Part I Overview:

Secret Key Cryptography

Unfortunately, most of us understand that our computer, identity even livelihood is vulnerable. What most of us don’t quite ‘get’ yet is how cryptography helps.

Cryptography is, by nature, designed to be confusing, so start by looking at one of computer cryptography’s simpler essential components – secret keys.

The Basics

Cryptography is both the lock and combination (or 'key'). There are a variety of cryptographic methods and keys. If the cryptographic method (algorithm) is secure and there are great quantities of potential secret keys, the method is said to be strong.

Strong methods are made more secure by being published since they can be scrutinized by cryptanalysts, mathematical and linguistic analysts.

The Digital Encryption Standard (DES), the published cryptographic standard from 1977 - 2000 withstood attack over the years. Since DES was strong, cryptanalysts attacked the keys. This means trying (with normal luck), on average, half of all possible keys — some number of trillion keys.

Since trying many trillion keys was much quicker in 2000 than 1977, cryptanalysts succeeded. Rijndael (pronounced “rain doll”) was selected by the National Institute of Standards and Technology (NIST) to replace DES in 2000 and is known as the Advanced Encryption Standard (AES).

Assurances We Need

We want digital communications to provide us with all the security assurances we have historically enjoyed from our face-to-face communications.

We want to know that:

  • » only those intended can understand the meaning of our communications (confidentiality)
  • » we know who we are talking to (authentication)
  • » our message hasn’t been changed during transmission (integrity)
  • » the receiver can’t deny having received our message (non-repudiation)

The Big Problem: Key Distribution

Secret keys imply only trusted parties should have copies of the secret key. That also means key distribution must assure only trusted parties have copies of the keys. Obviously, key distribution is a very big problem.

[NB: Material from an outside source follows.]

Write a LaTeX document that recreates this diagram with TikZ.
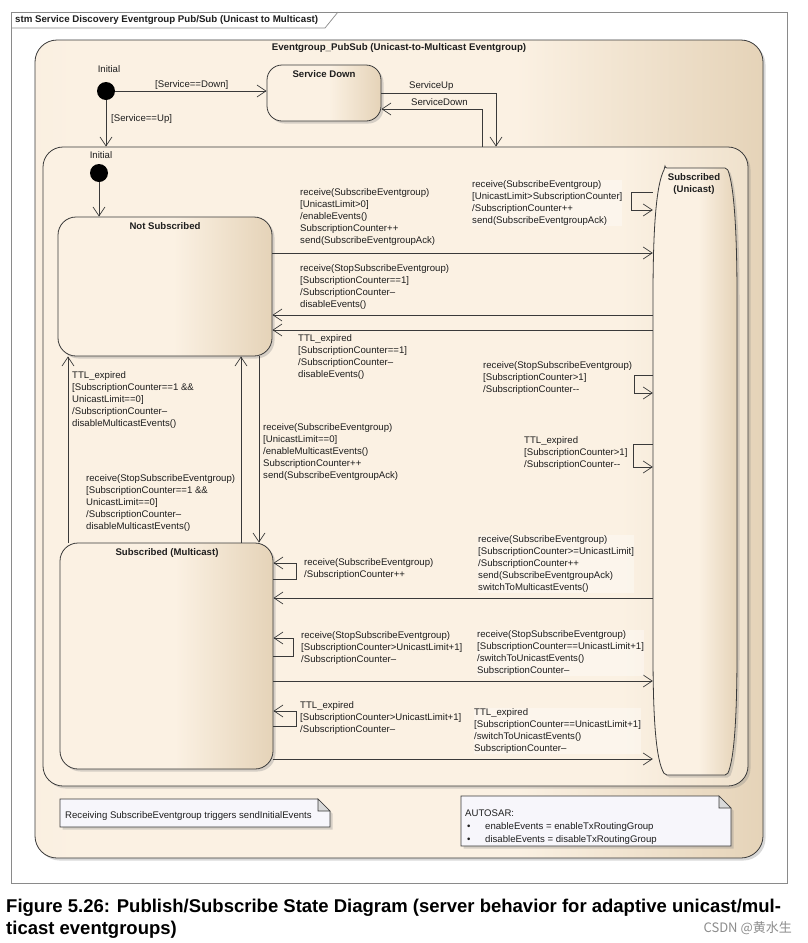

Traditional methods of key distribution use trusted couriers to place the initial secret key. If the key is shared with a trusted third party (TTP), the TTP can act as an intermediary and the TTP is known as a Key Distribution Center (KDC).

The more users the more keys, the more key management and the bigger the potential bottleneck at the KDC. Additionally, if the KDC also acts as a key escrow agent, the KDC, itself, is an attractive target.

Although secret keys get close to all the digital security we want, it literally took thousands of years to figure out how to securely distribute secret keys → public key encryption or PKI (Public Key Infrastructure).